Le modèle prôné par la Commission EAT-Lancet pour nourrir 10 milliards d’humains d’ici 2050 suscite un débat scientifique croissant. Selon le Dr Jean-Pierre Spinosa, il s’écarte des fondements du métabolisme humain.
Basé à Lausanne, l’onco-gynécologue et chercheur indépendant Jean-Pierre Spinosa consacre ses travaux aux interactions entre la nutrition et le métabolisme, notamment dans la prévention du cancer. Avec des chercheurs du Boston College, dont Thomas Seyfried, il vient de publier, à son initiative, dans la revue Nutrition & Metabolism, une analyse critique du «régime santé planétaire», proposé en 2019 par la Commission EAT-Lancet. Ce modèle, à dominante végétale, entend concilier la santé et la durabilité environnementale. Mais pour le Dr Spinosa, sa généralisation relève d’une erreur biologique, puisqu’elle ignore selon lui les mécanismes fondamentaux de l’évolution humaine, et, plus grave encore, l’individualité génétique et métabolique des individus et peuples.

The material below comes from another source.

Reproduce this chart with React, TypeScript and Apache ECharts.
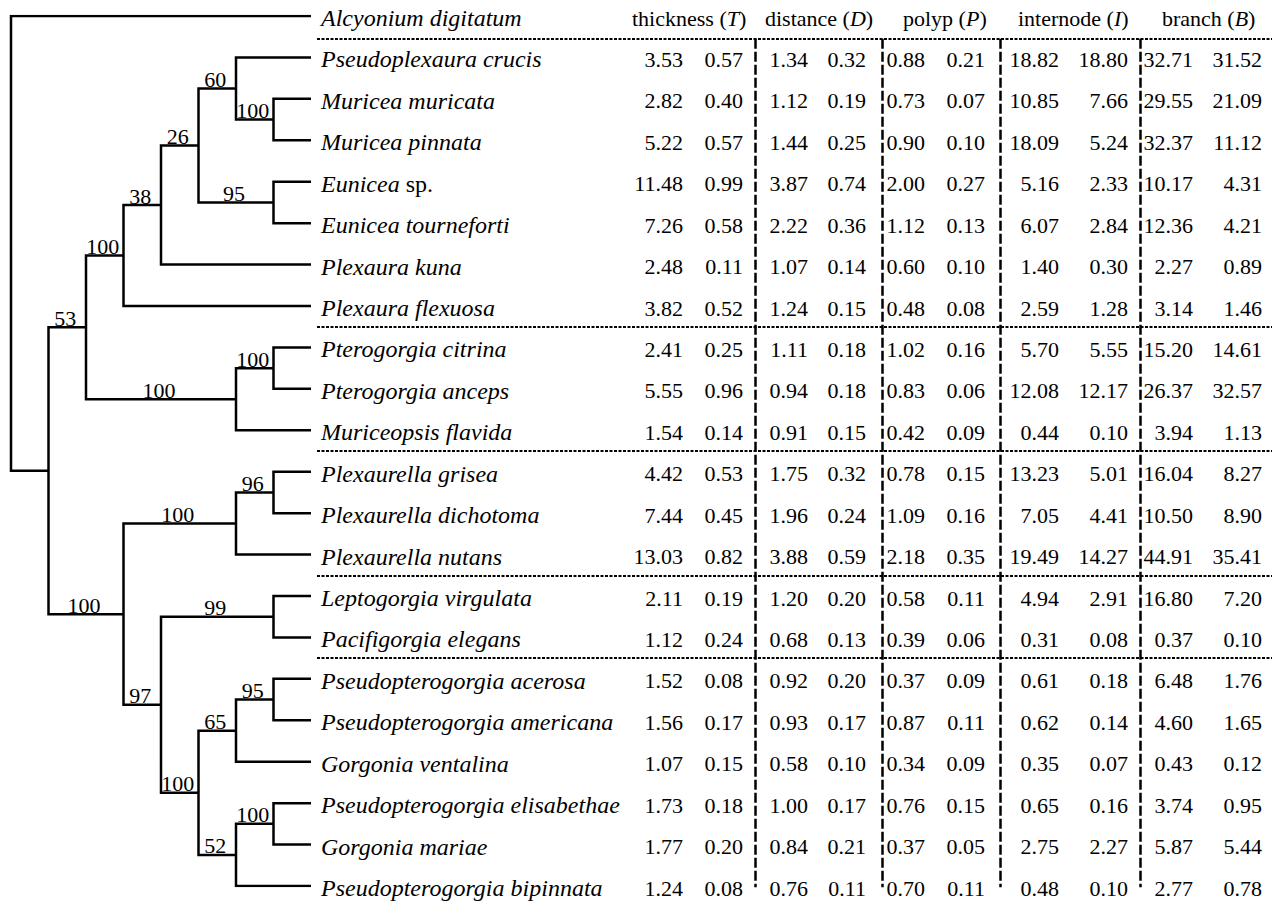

Le «régime santé planétaire» est remis en cause sous de nombreux aspects. (Pexels)
Ses arguments? Depuis 2,5 millions d’années, Homo sapiens et ses ancêtres se sont nourris d’une alimentation omnivore dominée par la chasse et la cueillette. Leur survie, assure l’article, reposait sur une forte capacité d’oxydation des graisses et sur la production de corps cétoniques lors des périodes de jeûne ou de pénurie. Ce métabolisme lipidique, loin d’être un état pathologique, a façonné le développement du cerveau humain. L’expansion du néocortex aurait dépendu d’apports réguliers en acides gras polyinsaturés, notamment le DHA, en cholestérol et en vitamine B12, des nutriments presque exclusivement disponibles dans les tissus animaux.
A l’inverse, le «régime santé alimentaire» prescrit une consommation très faible de produits d’origine animale et un apport glucidique élevé, de l’ordre de 55 à 60 % des calories quotidiennes. Pour les auteurs, ce schéma «onesize-fits-all» ne tient ni compte des différences génétiques, ni des contextes culturels ou environnementaux. Les arguments de la biologie évolutive sont pourtant difficiles à ignorer, assurent-ils; les populations méditerranéennes, arctiques ou masaï ont prospéré durant des millénaires grâce à des régimes radicalement différents. En outre, le modèle planétaire écarte plusieurs sources essentielles de nutriments denses, notamment les aliments riches en DHA, en vitamine B12 ou en fer hautement biodisponible.
Face à cette standardisation, les auteurs défendent le concept d’un «autogenous diet», soit un modèle nutritionnel aligné sur la physiologie humaine. Sa composition? Modérément protéinée, riche en graisses naturelles, pauvre en glucides. Il privilégie les aliments locaux et peu transformés, réintroduit la saisonnalité, les cycles de jeûne et l’accord avec les rythmes circadiens. Ce régime, expliquent-ils, reproduit les conditions métaboliques ancestrales, tout en répondant aux enjeux modernes de santé publique.
Autre critique: le modèle planétaire surestime le rôle protecteur des glucides complexes et des fruits. Les chercheurs rappellent que les fruits du Paléolithique, amers et fibreux, n’avaient rien de commun avec les variétés modernes, sélectionnées pour leur teneur élevée en fructose. Ces «fruits-desserts», riches en sucres rapides, contribueraient aux mêmes déséquilibres métaboliques que les aliments ultratransformés: résistance à l’insuline, stress oxydatif, stéatose hépatique.
Dr Jean-Pierre Spinosa, Oncogynécologue et Chercheur
Pour les auteurs, «il est louable de concevoir des recommandations alimentaires qui favorisent la santé humaine tout en respectant les effets environnementaux globaux», mais elles doivent s’appuyer sur la cohérence biologique et non sur des présupposés idéologiques. Les recommandations nutritionnelles, soulignent-ils, devraient intégrer les acquis de la biologie évolutive et de la médecine personnalisée, plutôt que viser une uniformité mondiale déconnectée des réalités locales.
A leurs yeux, la promesse du «régime santé planétaire», si elle est appliquée sans discernement, risque d’aboutir à l’effet inverse: un appauvrissement physiologique et culturel. «Sous couvert de progrès, nous pourrions amorcer une profonde régression biologique», concluent-ils.